Input-Output statistics include the Supply and Use Tables(SUTs) and Input-Output tables(IOTs). Both consist of intermediate inputs, primary inputs, and final demand. Take the SUTs as an example to describe the relationship.

Intermediate inputs, which are the main structure of the use table of SUTs, express the sources and distributions of the various goods and services and show the interrelationships between industries with regard to production technology in the economy.

Primary inputs including compensation of employees, operating surplus, consumption of fixed capital, and net taxes on production and imports constitute value added by the income approach.
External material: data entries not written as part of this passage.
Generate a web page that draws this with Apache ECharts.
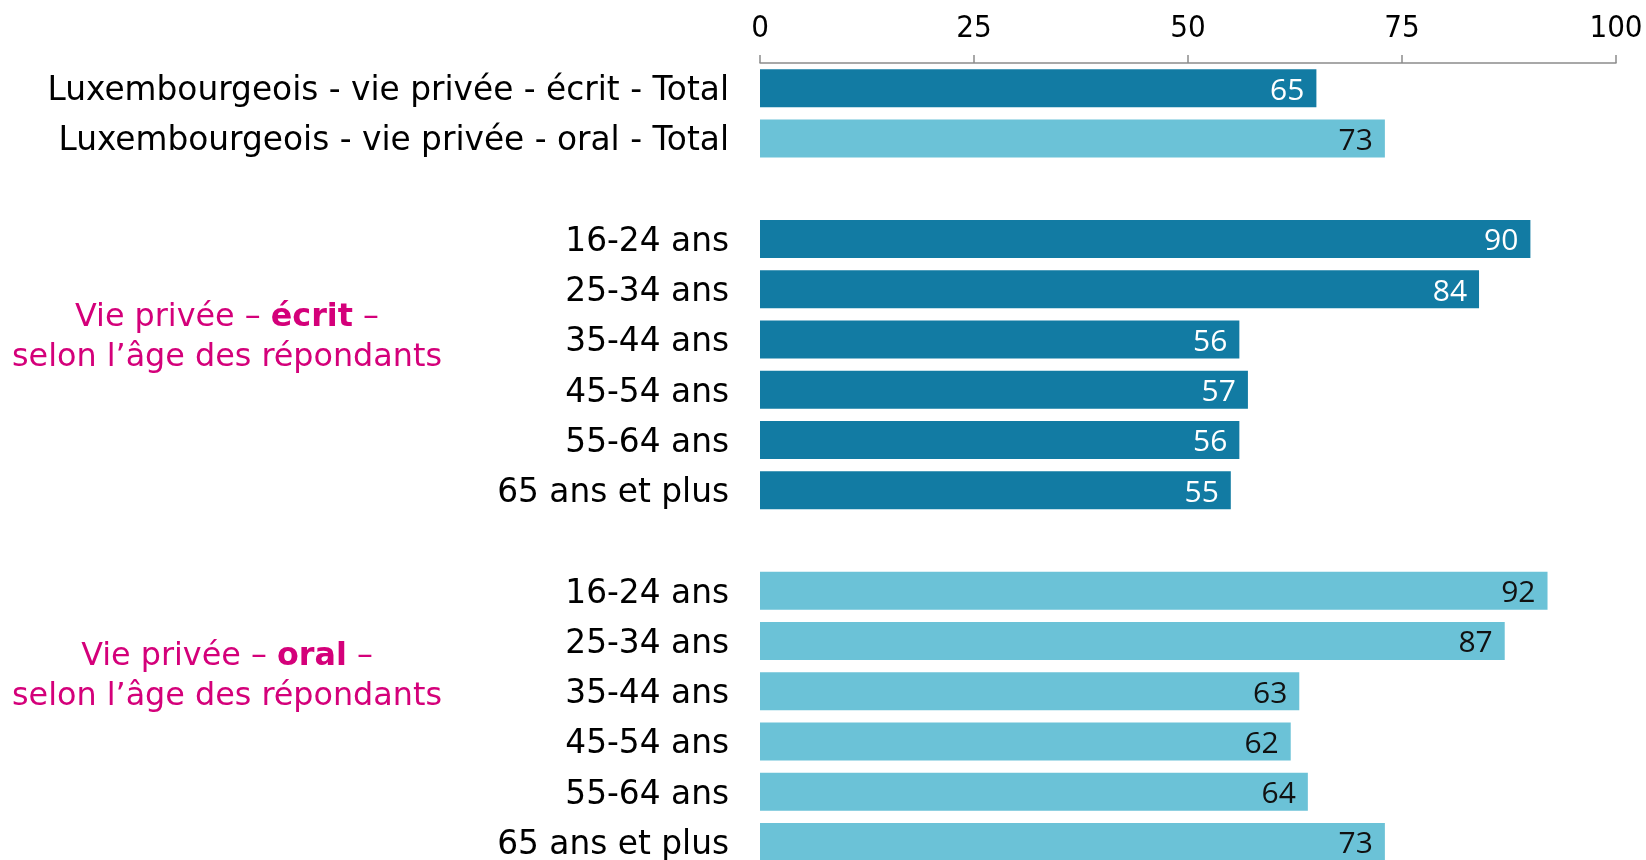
<!DOCTYPE html>
<html>
<head>
<meta charset="utf-8">
<script src="https://cdn.jsdelivr.net/npm/echarts@6/dist/echarts.min.js"></script>
<style>
  html, body { margin: 0; padding: 0; background: #ffffff; }
  #chart { width: 1646px; height: 860px; }
</style>
</head>
<body>
<div id="chart"></div>
<script>
// values
var totalLabels = ['Luxembourgeois - vie privée - écrit - Total', 'Luxembourgeois - vie privée - oral - Total'];
var totalValues = [65, 73];
var ageLabels = ['16-24 ans', '25-34 ans', '35-44 ans', '45-54 ans', '55-64 ans', '65 ans et plus'];
var writtenValues = [90, 84, 56, 57, 56, 55];
var oralValues = [92, 87, 63, 62, 64, 73];
var ticks = [0, 25, 50, 75, 100];

var DARK = '#127ba3';
var LIGHT = '#6bc2d7';
var PINK = '#d4007a';
var FONT = '"DejaVu Sans", Verdana, sans-serif';

// build the category list, with empty rows between the groups
var categories = [];
var data = [];
function push(label, value, color, labelColor) {
  categories.push(label);
  data.push(value == null ? null : {
    value: value,
    itemStyle: { color: color },
    label: { color: labelColor }
  });
}
push(totalLabels[0], totalValues[0], DARK, '#ffffff');
push(totalLabels[1], totalValues[1], LIGHT, '#111111');
push('', null);
ageLabels.forEach(function (a, i) { push(a, writtenValues[i], DARK, '#ffffff'); });
push(' ', null);
ageLabels.forEach(function (a, i) { push(a, oralValues[i], LIGHT, '#111111'); });

function groupLabel(word, y) {
  return {
    type: 'text', x: 227, y: y,
    style: {
      text: 'Vie privée – {b|' + word + '} –\nselon l’âge des répondants',
      align: 'center', verticalAlign: 'middle',
      fill: PINK, fontSize: 31.8, lineHeight: 40, fontFamily: FONT,
      rich: { b: { fontWeight: 'bold', fill: PINK, fontSize: 31.8, fontFamily: FONT } }
    }
  };
}

var myChart = echarts.init(document.getElementById('chart'));
myChart.setOption({
  animation: false,
  grid: { left: 760, width: 856, top: 63, height: 804, containLabel: false, outerBoundsMode: 'none' },
  xAxis: {
    type: 'value',
    position: 'top',
    min: ticks[0],
    max: ticks[ticks.length - 1],
    interval: 25,
    axisLine: { show: true, lineStyle: { color: '#8c8c8c', width: 1.5 } },
    axisTick: { show: true, length: 8, lineStyle: { color: '#8c8c8c', width: 1.5 } },
    splitLine: { show: false },
    axisLabel: {
      margin: 19,
      color: '#000',
      fontSize: 31,
      fontFamily: '"DejaVu Sans Condensed", "Liberation Sans Narrow", sans-serif'
    }
  },
  yAxis: {
    type: 'category',
    inverse: true,
    data: categories,
    axisLine: { show: false },
    axisTick: { show: false },
    axisLabel: {
      margin: 31,
      formatter: function (v) { return v.trim() ? '{t|' + v + '}' : ''; },
      rich: {
        t: { color: '#000', fontSize: 32.8, fontFamily: FONT, padding: [7, 0, 0, 0] }
      }
    }
  },
  series: [{
    type: 'bar',
    data: data,
    barWidth: 38,
    label: {
      show: true,
      position: 'insideRight',
      distance: 12,
      offset: [0, 3],
      fontSize: 30,
      fontFamily: '"Open Sans", sans-serif'
    }
  }],
  graphic: [groupLabel('écrit', 338), groupLabel('oral', 677)]
});
</script>
</body>
</html>
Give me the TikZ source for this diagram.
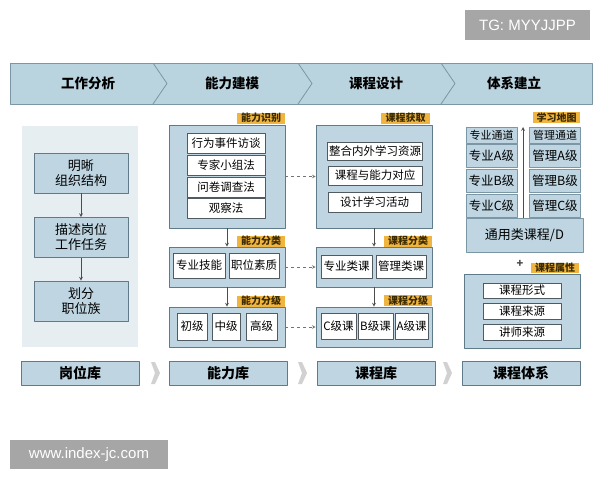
\documentclass[tikz,border=0pt]{standalone}
\usepackage{fontspec}
\setmainfont{Noto Sans CJK SC}
\newfontfamily\marksans{Liberation Sans}
\definecolor{bandfill}{HTML}{B9D3DF}
\definecolor{bandline}{HTML}{7B97A5}
\definecolor{boxfill}{HTML}{BFD6E2}
\definecolor{boxline}{HTML}{5F7B89}
\definecolor{panelfill}{HTML}{E6EEF2}
\definecolor{tagfill}{HTML}{F0B440}
\definecolor{tagtext}{HTML}{3A2A00}
\definecolor{cellline}{HTML}{505A60}
\definecolor{markfill}{HTML}{A6A6A6}
\begin{document}
\begin{tikzpicture}[>=stealth, line join=round, x=1pt, y=-1pt,
    outerbox/.style={draw=boxline, fill=boxfill, line width=.8pt, inner sep=0pt},
    cell/.style={draw=cellline, fill=white, line width=.6pt, inner sep=0pt, font=\fontsize{11.5}{11.5}\selectfont},
    mapcell/.style={draw=bandline, fill=boxfill, line width=.6pt, inner sep=0pt, minimum width=51pt, font=\fontsize{12.5}{12.5}\selectfont},
    stepbox/.style={draw=boxline, fill=boxfill, line width=.8pt, inner sep=0pt, minimum width=94pt, minimum height=40pt, align=center, font=\fontsize{13}{15}\selectfont},
    libbox/.style={draw=boxline, fill=boxfill, line width=.8pt, inner sep=0pt, minimum width=118pt, minimum height=24pt, font=\fontsize{14}{14}\selectfont\bfseries},
    tag/.style={fill=tagfill, inner sep=0pt, minimum width=48pt, minimum height=11pt, text=tagtext, font=\fontsize{10}{10}\selectfont\bfseries},
    headtext/.style={font=\fontsize{13.5}{13.5}\selectfont\bfseries},
    wmark/.style={fill=markfill, text=white, inner sep=0pt, font=\marksans\fontsize{15}{15}\selectfont},
    flow/.style={->, draw=black!70, line width=.7pt},
    link/.style={->, dashed, draw=black!55, line width=.6pt}]
    \useasboundingbox (0,0) rectangle (600,480);
    % stage band
    \draw[fill=bandfill, draw=bandline, line width=.8pt] (10,63) rectangle (592,104);
    \draw[bandline, line width=.8pt] (153,63)--(167,83.5)--(153,104)
    (298,63)--(312,83.5)--(298,104)
    (441,63)--(455,83.5)--(441,104);
    \node[headtext] (hjob) at (88,83.5) {工作分析};
    \node[headtext] (hability) at (232,83.5) {能力建模};
    \node[headtext] (hdesign) at (376,83.5) {课程设计};
    \node[headtext] (hsystem) at (514,83.5) {体系建立};
    % job analysis
    \fill[panelfill] (22,126) rectangle (138,347);
    \node[stepbox] (jorg) at (81,173) {明晰\\组织结构};
    \node[stepbox] (jtask) at (81,237.5) {描述岗位\\工作任务};
    \node[stepbox] (jfam) at (81,301) {划分\\职位族};
    \draw[flow] (jorg) -- (jtask);
    \draw[flow] (jtask) -- (jfam);
    % ability modelling
    \node[outerbox, minimum width=116pt, minimum height=103pt] (nid) at (227,176.5) {};
    \node[cell, minimum width=78pt, minimum height=20pt] (nid1) at (226,143) {行为事件访谈};
    \node[cell, minimum width=78pt, minimum height=20pt] (nid2) at (226,165.5) {专家小组法};
    \node[cell, minimum width=78pt, minimum height=20pt] (nid3) at (226,187) {问卷调查法};
    \node[cell, minimum width=78pt, minimum height=20pt] (nid4) at (226,208.5) {观察法};
    \node[tag] (tnid) at (261,118) {能力识别};
    \node[outerbox, minimum width=116pt, minimum height=40pt] (ncls) at (227,267) {};
    \node[cell, minimum width=52pt, minimum height=25pt] (ncls1) at (199,265.5) {专业技能};
    \node[cell, minimum width=50pt, minimum height=25pt] (ncls2) at (254,265.5) {职位素质};
    \node[tag] (tncls) at (261,241) {能力分类};
    \node[outerbox, minimum width=116pt, minimum height=40pt] (nlev) at (227,327) {};
    \node[cell, minimum width=30pt, minimum height=27pt] (nlev1) at (192,326.5) {初级};
    \node[cell, minimum width=28pt, minimum height=27pt] (nlev2) at (226,326.5) {中级};
    \node[cell, minimum width=31pt, minimum height=27pt] (nlev3) at (261.5,326.5) {高级};
    \node[tag] (tnlev) at (261,301) {能力分级};
    \draw[flow] (nid) -- (ncls);
    \draw[flow] (ncls) -- (nlev);
    % course design
    \node[outerbox, minimum width=116pt, minimum height=103pt] (kget) at (374,176.5) {};
    \node[cell, minimum width=95pt, minimum height=18pt] (kget1) at (375,151) {整合内外学习资源};
    \node[cell, minimum width=94pt, minimum height=19pt] (kget2) at (375,175.5) {课程与能力对应};
    \node[cell, minimum width=93pt, minimum height=20pt] (kget3) at (374.5,202) {设计学习活动};
    \node[tag, minimum width=49pt] (tkget) at (405.5,118) {课程获取};
    \node[outerbox, minimum width=116pt, minimum height=40pt] (kcls) at (374,267) {};
    \node[cell, minimum width=51pt, minimum height=23pt] (kcls1) at (346.5,266.5) {专业类课};
    \node[cell, minimum width=50pt, minimum height=23pt] (kcls2) at (401,266.5) {管理类课};
    \node[tag] (tkcls) at (408,241) {课程分类};
    \node[outerbox, minimum width=116pt, minimum height=40pt] (klev) at (374,327) {};
    \node[cell, minimum width=35pt, minimum height=26pt] (klev1) at (338.5,326) {C级课};
    \node[cell, minimum width=35pt, minimum height=26pt] (klev2) at (375.5,326) {B级课};
    \node[cell, minimum width=33pt, minimum height=26pt] (klev3) at (411.5,326) {A级课};
    \node[tag] (tklev) at (408,300.5) {课程分级};
    \draw[flow] (kget) -- (kcls);
    \draw[flow] (kcls) -- (klev);
    \draw[link] (nid) -- (kget);
    \draw[link] (ncls) -- (kcls);
    \draw[link] (nlev) -- (klev);
    % learning map
    \node[mapcell, minimum height=16pt, font=\fontsize{11}{11}\selectfont] (pway) at (491.5,135) {专业通道};
    \node[mapcell, minimum height=23pt] (pa) at (491.5,155.5) {专业A级};
    \node[mapcell, minimum height=23pt] (pb) at (491.5,180.5) {专业B级};
    \node[mapcell, minimum height=23pt] (pc) at (491.5,205.5) {专业C级};
    \node[mapcell, minimum height=16pt, font=\fontsize{11}{11}\selectfont] (mway) at (555,135) {管理通道};
    \node[mapcell, minimum height=23pt] (ma) at (555,155.5) {管理A级};
    \node[mapcell, minimum height=23pt] (mb) at (555,180.5) {管理B级};
    \node[mapcell, minimum height=23pt] (mc) at (555,205.5) {管理C级};
    \node[mapcell, minimum width=117pt, minimum height=34pt, font=\fontsize{13}{13}\selectfont] (general) at (524.5,235) {通用类课程/D};
    \coordinate (maptop) at (523,127);
    \draw[flow] (general.north -| maptop) -- (maptop);
    \node[tag, minimum width=47pt] (tmap) at (556.5,117.5) {学习地图};
    % course attributes
    \node[font=\fontsize{11}{11}\selectfont\bfseries, text=black!75] (plus) at (520,264) {+};
    \node[tag, minimum height=10pt] (tattr) at (555,268) {课程属性};
    \node[outerbox, minimum width=116pt, minimum height=74pt] (attr) at (522,311) {};
    \node[cell, minimum width=78pt, minimum height=15pt] (attr1) at (522,290.5) {课程形式};
    \node[cell, minimum width=78pt, minimum height=16pt] (attr2) at (522,311) {课程来源};
    \node[cell, minimum width=78pt, minimum height=16pt] (attr3) at (522,332) {讲师来源};
    % libraries
    \node[libbox] (ljob) at (80,373) {岗位库};
    \node[libbox] (lability) at (228,373) {能力库};
    \node[libbox] (lcourse) at (376,373) {课程库};
    \node[libbox] (lsystem) at (521,373) {课程体系};
    \fill[black!18] (151,362)--(155,362)--(160,373)--(155,384)--(151,384)--(155,373)--cycle
    (298,362)--(302,362)--(307,373)--(302,384)--(298,384)--(302,373)--cycle
    (443,362)--(447,362)--(452,373)--(447,384)--(443,384)--(447,373)--cycle;
    % marks
    \node[wmark, minimum width=125pt, minimum height=30pt] (tg) at (527.5,25) {TG: MYYJJPP};
    \node[wmark, minimum width=158pt, minimum height=29pt] (site) at (89,454.5) {www.index-jc.com};
\end{tikzpicture}
\end{document}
And primary inputs of industries are the contribution to national income and components of value added by the production approach. The GDP measured from the production and the income side can be obtained by adding the industrial value added, net import duties, value-added taxes, trade margin and transportation margin on the supply table.

Final demand includes private final consumption, government final consumption, fixed capital formation, change in inventories, and exports. It expresses the structure of exports and demand for goods and services from the consumption and investment sectors; if deducting imports, it consequently represents GDP assessed from the expenditure approach.

SUTs can check production, income and expenditure of GDP data, allowing the analysis of each industry's production inputs and outputs distribution, providing the interrelationship between each account, and facilitating the improvement of the quality on national accounts statistics.